Jacques Puech – Gravir/Canon

This tape of bagpipes (French smallpipes to be precise) will bore a hole from the crown of your skull to the core of the earth. 'Canon' plays with five pipes in phased counterpoint, while 'Gravir' elaborates upon a Shepherd tone with a metronomic tapping, so you know time still exists and what it sounds like to count the seconds as you move ever closer towards the fate that awaits us all. Obliterate thyself.
Jennifer Lucy Allan – read the full review here

John Foxx – The Arcades Project

Passagenwerk was the mammoth writing project undertaken by cultural theorist Walter Benjamin between 1927 and 1940. First envisaged as an essay, it spiralled out of control, becoming a sprawling work of literary collage, covering theory, history, architecture and literature among many other subjects. As John Foxx notes on the release of this luxurious album named after the work, when he was an art student in the 1960s, the book was always referenced but never actually seen. Of course it wasn't published in full in English until 1999, somewhat breaking the spell, given it was still several years’ worth of edits and rewrites away from being the finished item, when Benjamin took his own life after the stress of trying to escape the forces of Nazi Germany. If it isn't too much of a presumption, this exquisite and refined solo piano work, itself a clear statement of late style, seems to be purely inspired by the feelings Foxx once imagined he would have if ever got his hands on the text and little to do with the reality; a fine addition to a body of work made by an artist always investigating memory and imagination.
John Doran


Lunch Money Life - 'Mother (feat. Lady Lykez & Suku Ward)'

Lunch Money Life have already established themselves as one of the most playful young bands in Britain, but such is the sharpness of this left turn from jazz into hard-hitting UK hip hop, dub, dancehall and psychedelia, that it's sure to take even the most well-acquainted by surprise.

Jellyskin – 'Bringer Of Brine'

Absolutely brilliant wonky electropop comes from Leeds duo Jellyskin with their excellently-titled new single 'Bringer Of Brine'. An unholy confection of peak Add N to (X) and Broadcast playing tweaky acid, it's another killer release from the increasingly brilliant Wrong Speed records. Jellyskin's new album, from the same label, also promises to be a highlight of the early summer. That one's called In Brine – salty!
Luke Turner

Minor Science – 'Workahol'

UK producer Minor Science's first new material in three years is an all-out rave assault that folds in elements of electro, hardcore and booty bass. Top it off with a screwface-inducing bassline and the customary fake-outs that have long been a feature of the producer's work, and you have one of 2023's first big dancefloor bangers.
Christian Eede

Wobbly – 'Not Home (with Mai Lingani)'

An extraordinary, shapeshifting cut from Wobbly's forthcoming LP Additional Kids.

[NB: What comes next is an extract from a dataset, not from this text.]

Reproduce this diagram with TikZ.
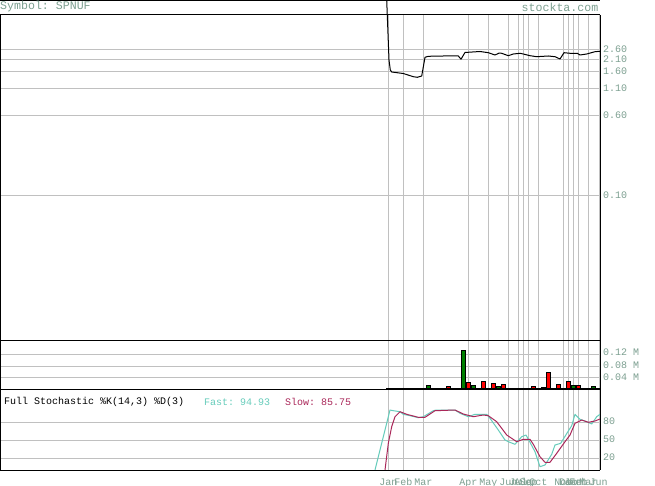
\documentclass[tikz,border=0pt]{standalone}
\usepackage{fontspec}
\setmonofont{Liberation Mono}
\definecolor{axistext}{RGB}{125,160,145}
\definecolor{gridgray}{RGB}{192,192,192}
\definecolor{fastc}{RGB}{102,204,187}
\definecolor{slowc}{RGB}{170,40,90}
\definecolor{vgreen}{RGB}{0,128,0}
\definecolor{vred}{RGB}{255,0,0}
\tikzset{
  gridline/.style={draw=gridgray, line width=1pt},
  frameline/.style={draw=black, line width=1pt},
  headtext/.style={font=\ttfamily\fontsize{11.6}{12}\selectfont, text=axistext, inner sep=0pt},
  axislabel/.style={font=\ttfamily\fontsize{10}{11}\selectfont, text=axistext, inner sep=0pt, anchor=west},
  monthlabel/.style={font=\ttfamily\fontsize{10}{11}\selectfont, text=axistext, inner sep=0pt, anchor=base},
  stochtitle/.style={font=\ttfamily\fontsize{10}{11}\selectfont, inner sep=0pt, anchor=west},
  upbar/.style={fill=vgreen, draw=black, line width=0.8pt},
  downbar/.style={fill=vred, draw=black, line width=0.8pt},
  priceline/.style={draw=black, line width=1pt, line join=round},
  fastline/.style={draw=fastc, line width=1pt, line join=round},
  slowline/.style={draw=slowc, line width=1pt, line join=round}
}
\begin{document}
\begin{tikzpicture}[x=1pt,y=-1pt]
\useasboundingbox[fill=white] (0,0) rectangle (655,486);

% horizontal grid lines
\foreach \yy in {50,59.5,71.5,88.5,115.6,195.8,354.8,366.3,377.8,422,440,458}
  \draw[gridline] (0,\yy) -- (600,\yy);
% vertical grid lines
\foreach \xx in {388.3,403.3,423.3,468.3,488.3,508.3,518.3,523.3,528.3,538.3,563.3,568.3,573.3,578.3,588.3,599}
  \draw[gridline] (\xx,15) -- (\xx,470);

% volume bars
\draw[upbar]   (421.3,389) rectangle (425.3,388);
\draw[upbar]   (426.3,389) rectangle (430.3,385);
\draw[downbar] (446.3,389) rectangle (450.3,386);
\draw[upbar]   (461.3,389) rectangle (465.3,350);
\draw[downbar] (466.3,389) rectangle (470.3,382.3);
\draw[upbar]   (471.3,389) rectangle (475.3,385.3);
\draw[downbar] (481.3,389) rectangle (485.3,381);
\draw[downbar] (491.3,389) rectangle (495.3,383.3);
\draw[upbar]   (496.3,389) rectangle (500.3,386.3);
\draw[downbar] (501.3,389) rectangle (505.3,384);
\draw[downbar] (531.3,389) rectangle (535.3,386);
\draw[upbar]   (541.3,389) rectangle (545.3,387);
\draw[downbar] (546.3,389) rectangle (550.3,372);
\draw[downbar] (556.3,389) rectangle (560.3,384);
\draw[downbar] (566.3,389) rectangle (570.3,381);
\draw[upbar]   (571.3,389) rectangle (575.3,385.3);
\draw[downbar] (576.3,389) rectangle (580.3,385.3);
\draw[upbar]   (591.3,389) rectangle (595.3,386.3);
\draw[black, line width=2pt] (386,388.6) -- (600,388.6);

% stochastic lines
\begin{scope}
\clip (0,390) rectangle (600,470);
\draw[fastline] (375,470) -- (390,410) -- (393.3,410.7) -- (400,411.7) -- (403.3,414.3) -- (410,415.7) -- (418.3,417.7) -- (423.3,416.7) -- (433.3,410.7) -- (436.7,410) -- (455,410) -- (460,413.3) -- (468.3,416.7) -- (475,414.3) -- (486.7,414.3) -- (490,418.3) -- (498.3,430) -- (505,440) -- (508.3,441.7) -- (515,444.3) -- (521.7,436.7) -- (526,435) -- (529.3,441) -- (535,451.7) -- (540,466.7) -- (545,465) -- (551.7,454.3) -- (555,445) -- (560.7,443.3) -- (568.3,431) -- (571.7,425.7) -- (575,414.3) -- (580,419.3) -- (586.7,421.7) -- (591.7,424) -- (596.7,416.7) -- (600,414.3);
\draw[slowline] (385,470) -- (388.3,443.3) -- (391.7,426.7) -- (395,416.7) -- (400,411.7) -- (406.7,414.3) -- (418.3,417.3) -- (425,417.3) -- (435,410.7) -- (455,410) -- (463.3,414) -- (473.3,416.7) -- (483.3,415) -- (488.3,415.7) -- (496.7,421.7) -- (506.7,435) -- (516.7,441.7) -- (523.3,439.3) -- (530,439.3) -- (533.3,444.3) -- (540,456.7) -- (545,462.3) -- (550,462.3) -- (556.7,453.3) -- (565,441.7) -- (570,435) -- (575,423.3) -- (581.7,420) -- (588.3,422.3) -- (595,421) -- (600,419);
\end{scope}

% frame
\draw[frameline] (0,0.5) -- (600,0.5);
\draw[frameline] (0,15) -- (600,15);
\draw[frameline] (0,340) -- (600,340);
\draw[frameline] (0,389.5) -- (600,389.5);
\draw[frameline] (0,470) -- (600,470);
\draw[frameline] (0.5,15) -- (0.5,470);
\draw[frameline] (600,15) -- (600,470);

% price line
\draw[priceline] (386.7,0) -- (389,60) -- (390.3,70) -- (391.7,72) -- (403.3,73.5) -- (413.3,76.7) -- (417.3,77.3) -- (421.7,76) -- (425,57.3) -- (428.3,56.3) -- (443.3,56) -- (458.3,56) -- (461,59.2) -- (465,52.5) -- (480,51.5) -- (488.3,52.7) -- (495,55) -- (499.3,53) -- (501.7,53.3) -- (508.3,55.7) -- (513.3,54) -- (520,53.3) -- (523.3,54) -- (530,55.7) -- (536.7,56.7) -- (548.3,56) -- (555,56.7) -- (560,59) -- (564,52.7) -- (570,53.3) -- (577.3,53.3) -- (580,55) -- (586.7,54) -- (595,51.7) -- (600,51.3);

% header texts
\node[headtext, anchor=west] (sym) at (0,7) {Symbol: SPNUF};
\node[headtext, anchor=east] (site) at (598.5,7) {stockta.com};

% price axis labels
\node[axislabel] (p260) at (603,49.5) {2.60};
\node[axislabel] (p210) at (603,59) {2.10};
\node[axislabel] (p160) at (603,71) {1.60};
\node[axislabel] (p110) at (603,88) {1.10};
\node[axislabel] (p060) at (603,115) {0.60};
\node[axislabel] (p010) at (603,195.5) {0.10};

% volume axis labels
\node[axislabel] (v12) at (603,352) {0.12 M};
\node[axislabel] (v08) at (603,365) {0.08 M};
\node[axislabel] (v04) at (603,377.3) {0.04 M};

% stochastic axis labels
\node[axislabel] (s80) at (603,421.5) {80};
\node[axislabel] (s50) at (603,439.5) {50};
\node[axislabel] (s20) at (603,457.5) {20};

% stochastic title
\node[stochtitle] (stt) at (4,402) {Full Stochastic \%K(14,3) \%D(3)};
\node[stochtitle, text=fastc] (fst) at (204,402) {Fast: 94.93};
\node[stochtitle, text=slowc] (slw) at (285,402) {Slow: 85.75};

% month labels
\node[monthlabel] (m1) at (388.3,485) {Jan};
\node[monthlabel] (m2) at (403.3,485) {Feb};
\node[monthlabel] (m3) at (423.3,485) {Mar};
\node[monthlabel] (m4) at (468.3,485) {Apr};
\node[monthlabel] (m5) at (488.3,485) {May};
\node[monthlabel] (m6) at (508.3,485) {Jun};
\node[monthlabel] (m7) at (518.3,485) {Jul};
\node[monthlabel] (m8) at (523.3,485) {Aug};
\node[monthlabel] (m9) at (528.3,485) {Sep};
\node[monthlabel] (m10) at (538.3,485) {Oct};
\node[monthlabel] (m11) at (563.3,485) {Nov};
\node[monthlabel] (m12) at (568.3,485) {Dec};
\node[monthlabel] (m13) at (573.3,485) {Jan};
\node[monthlabel] (m14) at (578.3,485) {Feb};
\node[monthlabel] (m15) at (588.3,485) {Mar};
\node[monthlabel] (m16) at (598.5,485) {Jun};
\end{tikzpicture}
\end{document}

The fact that it contains so much, yet in no way represents the rest of the record is testament to the album's remarkable breadth.
Patrick Clarke

Blawan – 'Toast'

Blawan's shift in recent years towards using his distinctive modular sound to explore the outer reaches of techno has yielded some of his best and most playful material to date for me. 'Toast', the first taste of his forthcoming second EP for XL, centres around wobbly rhythms and warped acid-esque synths, and continues a hot streak that also extends across his recent work with Pariah as part of the project Karenn and Persher.
Christian Eede

Acid Klaus – 'You're A Freak (feat. Philly Piper)'

Man of a thousand monikers Adrian Flanagan's latest project Acid Klaus shows no sign of slowing down following last year's debut album Step On My Travelator. Brand new single 'You're A Freak' is an elegant and slinky banger of the highest order.
Patrick Clarke

Shit & Shine - 'Infinite Shite'

Arguably the epic central track to recent album 2222 & Airport, 'Infinite Shite', is a Shit And Shine dance floor weapon to match their electronic best. There's an unforgiving Byetone-style bass drone to give any Funktion-One rig a workout but that in itself is just setting the scene for some spleen bursting acid bass. Microscopic granularity throbs at the edges of perception, probably only fully accessible to those undergoing launch into space or killer shark attack. Or drugs.
John Doran

Nicky Wire – 'Contact Sheets'

Nicky Wire has been promising new material for some time, which he's variously described as "modern, electronic, soothsaying" and "off-kilter modern jazz and some C-86 indie vibes." This surprise Bandcamp release, which finds the Manics bassist on plaintive and elegant form, most certainly leans towards the former.
Patrick Clarke

Batu – 'Traverse'

Batu gets psychedelic on 'Traverse', the first cut to be unveiled from forthcoming EP For Spirits, the inaugural release on his new A Long Strange Dream imprint. Centred around syncopated drums and a gurgling bassline, it's another fine addition to the Timedance label boss' discography.
Christian Eede

Baxter Dury – 'Leon'

Maintaining his unique and louche charm, but also pushing himself subtly into a slinkier and altogether stranger new sound, 'Leon' finds Baxter Dury grappling with nepotism, privilege and status with typical irresistible wit.